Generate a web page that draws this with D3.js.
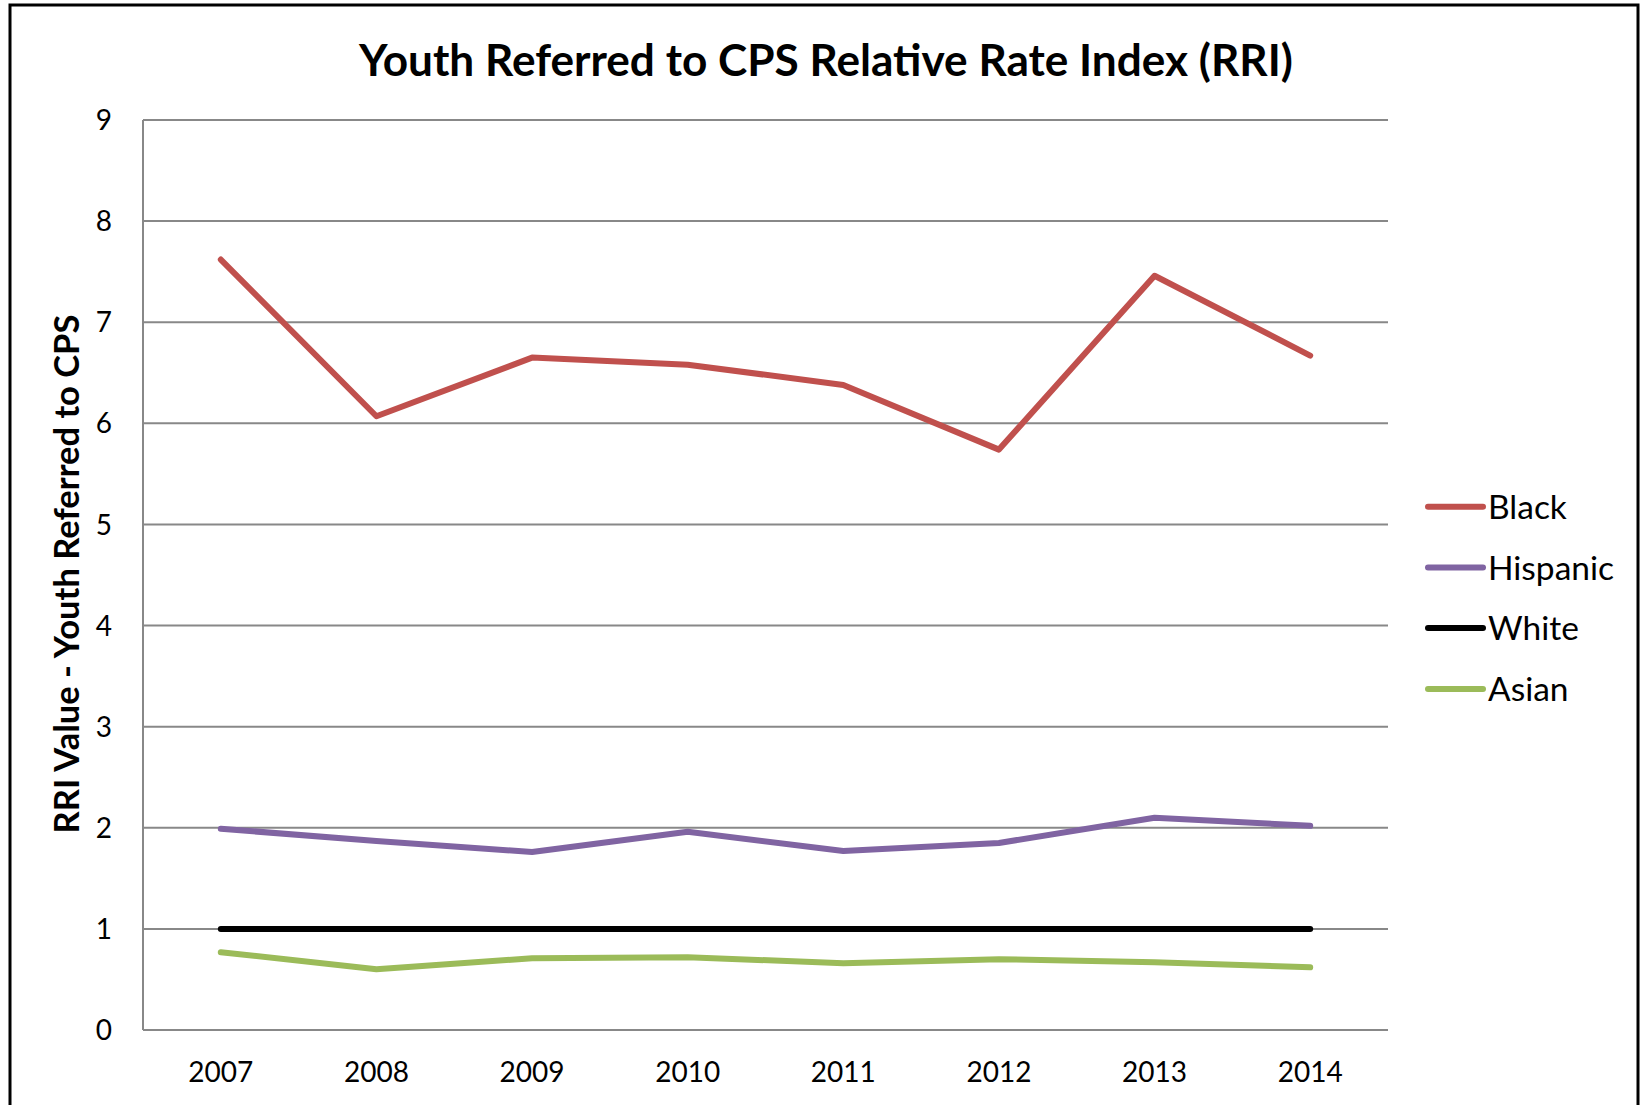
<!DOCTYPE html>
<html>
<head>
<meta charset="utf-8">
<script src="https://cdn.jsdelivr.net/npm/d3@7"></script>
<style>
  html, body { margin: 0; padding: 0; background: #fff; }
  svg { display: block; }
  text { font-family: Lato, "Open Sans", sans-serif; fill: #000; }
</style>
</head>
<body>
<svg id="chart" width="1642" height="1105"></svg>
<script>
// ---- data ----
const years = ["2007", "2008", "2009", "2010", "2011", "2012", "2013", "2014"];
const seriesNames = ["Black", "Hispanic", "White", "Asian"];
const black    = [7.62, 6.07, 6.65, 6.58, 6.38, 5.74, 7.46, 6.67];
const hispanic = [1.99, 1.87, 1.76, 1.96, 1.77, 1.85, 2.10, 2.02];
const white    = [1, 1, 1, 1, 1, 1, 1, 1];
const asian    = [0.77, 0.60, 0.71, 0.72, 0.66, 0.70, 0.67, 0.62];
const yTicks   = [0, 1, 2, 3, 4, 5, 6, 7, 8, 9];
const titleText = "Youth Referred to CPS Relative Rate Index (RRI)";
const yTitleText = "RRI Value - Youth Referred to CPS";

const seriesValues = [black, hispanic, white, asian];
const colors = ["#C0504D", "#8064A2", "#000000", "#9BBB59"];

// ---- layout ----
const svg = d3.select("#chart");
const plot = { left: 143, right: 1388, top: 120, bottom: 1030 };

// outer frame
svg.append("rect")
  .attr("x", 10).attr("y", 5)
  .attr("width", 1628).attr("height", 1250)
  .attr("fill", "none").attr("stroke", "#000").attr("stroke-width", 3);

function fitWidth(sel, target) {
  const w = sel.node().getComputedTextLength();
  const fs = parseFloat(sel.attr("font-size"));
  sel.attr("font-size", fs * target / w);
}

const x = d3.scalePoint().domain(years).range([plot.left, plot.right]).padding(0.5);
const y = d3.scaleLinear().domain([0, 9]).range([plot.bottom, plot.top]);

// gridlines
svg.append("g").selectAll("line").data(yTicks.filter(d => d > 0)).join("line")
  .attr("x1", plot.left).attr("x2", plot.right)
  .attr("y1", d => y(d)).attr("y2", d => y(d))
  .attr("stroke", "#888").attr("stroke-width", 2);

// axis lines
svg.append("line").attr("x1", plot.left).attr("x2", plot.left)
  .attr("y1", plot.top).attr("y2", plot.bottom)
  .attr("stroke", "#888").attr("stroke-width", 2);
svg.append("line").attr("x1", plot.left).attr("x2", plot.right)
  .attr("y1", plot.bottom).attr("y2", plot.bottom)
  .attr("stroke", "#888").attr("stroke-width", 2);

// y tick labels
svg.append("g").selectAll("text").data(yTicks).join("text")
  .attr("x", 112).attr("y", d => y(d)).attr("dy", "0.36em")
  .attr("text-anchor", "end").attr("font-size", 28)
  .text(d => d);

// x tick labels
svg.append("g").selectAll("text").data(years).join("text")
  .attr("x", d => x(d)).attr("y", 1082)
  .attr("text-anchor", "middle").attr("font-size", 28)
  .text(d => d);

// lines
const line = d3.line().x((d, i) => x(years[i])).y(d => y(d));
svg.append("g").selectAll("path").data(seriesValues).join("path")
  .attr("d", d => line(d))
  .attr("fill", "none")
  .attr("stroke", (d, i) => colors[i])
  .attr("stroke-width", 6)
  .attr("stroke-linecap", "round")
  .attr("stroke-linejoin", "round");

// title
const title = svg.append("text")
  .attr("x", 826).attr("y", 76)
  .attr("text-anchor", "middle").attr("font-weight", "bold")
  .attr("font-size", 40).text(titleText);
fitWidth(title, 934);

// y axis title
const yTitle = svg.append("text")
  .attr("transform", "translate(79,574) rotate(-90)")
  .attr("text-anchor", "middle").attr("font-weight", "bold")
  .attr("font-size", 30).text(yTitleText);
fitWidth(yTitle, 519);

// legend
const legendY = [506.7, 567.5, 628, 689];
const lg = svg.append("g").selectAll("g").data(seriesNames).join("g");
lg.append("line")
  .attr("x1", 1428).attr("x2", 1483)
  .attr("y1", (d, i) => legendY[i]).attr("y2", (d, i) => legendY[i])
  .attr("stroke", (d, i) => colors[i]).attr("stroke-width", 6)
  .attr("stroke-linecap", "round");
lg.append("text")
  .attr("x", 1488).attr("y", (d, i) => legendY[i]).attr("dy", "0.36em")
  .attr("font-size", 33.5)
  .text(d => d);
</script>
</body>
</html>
+---+
Task to complete |
Skip every picture and transcribe the data above exactly.

The answer |
Generate a web page that draws this with D3.js.
<!DOCTYPE html>
<html>
<head>
<meta charset="utf-8">
<script src="https://cdn.jsdelivr.net/npm/d3@7"></script>
<style>
  html, body { margin: 0; padding: 0; background: #fff; }
  svg { display: block; }
  text { font-family: Lato, "Open Sans", sans-serif; fill: #000; }
</style>
</head>
<body>
<svg id="chart" width="1642" height="1105"></svg>
<script>
// ---- data ----
const years = ["2007", "2008", "2009", "2010", "2011", "2012", "2013", "2014"];
const seriesNames = ["Black", "Hispanic", "White", "Asian"];
const black    = [7.62, 6.07, 6.65, 6.58, 6.38, 5.74, 7.46, 6.67];
const hispanic = [1.99, 1.87, 1.76, 1.96, 1.77, 1.85, 2.10, 2.02];
const white    = [1, 1, 1, 1, 1, 1, 1, 1];
const asian    = [0.77, 0.60, 0.71, 0.72, 0.66, 0.70, 0.67, 0.62];
const yTicks   = [0, 1, 2, 3, 4, 5, 6, 7, 8, 9];
const titleText = "Youth Referred to CPS Relative Rate Index (RRI)";
const yTitleText = "RRI Value - Youth Referred to CPS";

const seriesValues = [black, hispanic, white, asian];
const colors = ["#C0504D", "#8064A2", "#000000", "#9BBB59"];

// ---- layout ----
const svg = d3.select("#chart");
const plot = { left: 143, right: 1388, top: 120, bottom: 1030 };

// outer frame
svg.append("rect")
  .attr("x", 10).attr("y", 5)
  .attr("width", 1628).attr("height", 1250)
  .attr("fill", "none").attr("stroke", "#000").attr("stroke-width", 3);

function fitWidth(sel, target) {
  const w = sel.node().getComputedTextLength();
  const fs = parseFloat(sel.attr("font-size"));
  sel.attr("font-size", fs * target / w);
}

const x = d3.scalePoint().domain(years).range([plot.left, plot.right]).padding(0.5);
const y = d3.scaleLinear().domain([0, 9]).range([plot.bottom, plot.top]);

// gridlines
svg.append("g").selectAll("line").data(yTicks.filter(d => d > 0)).join("line")
  .attr("x1", plot.left).attr("x2", plot.right)
  .attr("y1", d => y(d)).attr("y2", d => y(d))
  .attr("stroke", "#888").attr("stroke-width", 2);

// axis lines
svg.append("line").attr("x1", plot.left).attr("x2", plot.left)
  .attr("y1", plot.top).attr("y2", plot.bottom)
  .attr("stroke", "#888").attr("stroke-width", 2);
svg.append("line").attr("x1", plot.left).attr("x2", plot.right)
  .attr("y1", plot.bottom).attr("y2", plot.bottom)
  .attr("stroke", "#888").attr("stroke-width", 2);

// y tick labels
svg.append("g").selectAll("text").data(yTicks).join("text")
  .attr("x", 112).attr("y", d => y(d)).attr("dy", "0.36em")
  .attr("text-anchor", "end").attr("font-size", 28)
  .text(d => d);

// x tick labels
svg.append("g").selectAll("text").data(years).join("text")
  .attr("x", d => x(d)).attr("y", 1082)
  .attr("text-anchor", "middle").attr("font-size", 28)
  .text(d => d);

// lines
const line = d3.line().x((d, i) => x(years[i])).y(d => y(d));
svg.append("g").selectAll("path").data(seriesValues).join("path")
  .attr("d", d => line(d))
  .attr("fill", "none")
  .attr("stroke", (d, i) => colors[i])
  .attr("stroke-width", 6)
  .attr("stroke-linecap", "round")
  .attr("stroke-linejoin", "round");

// title
const title = svg.append("text")
  .attr("x", 826).attr("y", 76)
  .attr("text-anchor", "middle").attr("font-weight", "bold")
  .attr("font-size", 40).text(titleText);
fitWidth(title, 934);

// y axis title
const yTitle = svg.append("text")
  .attr("transform", "translate(79,574) rotate(-90)")
  .attr("text-anchor", "middle").attr("font-weight", "bold")
  .attr("font-size", 30).text(yTitleText);
fitWidth(yTitle, 519);

// legend
const legendY = [506.7, 567.5, 628, 689];
const lg = svg.append("g").selectAll("g").data(seriesNames).join("g");
lg.append("line")
  .attr("x1", 1428).attr("x2", 1483)
  .attr("y1", (d, i) => legendY[i]).attr("y2", (d, i) => legendY[i])
  .attr("stroke", (d, i) => colors[i]).attr("stroke-width", 6)
  .attr("stroke-linecap", "round");
lg.append("text")
  .attr("x", 1488).attr("y", (d, i) => legendY[i]).attr("dy", "0.36em")
  .attr("font-size", 33.5)
  .text(d => d);
</script>
</body>
</html>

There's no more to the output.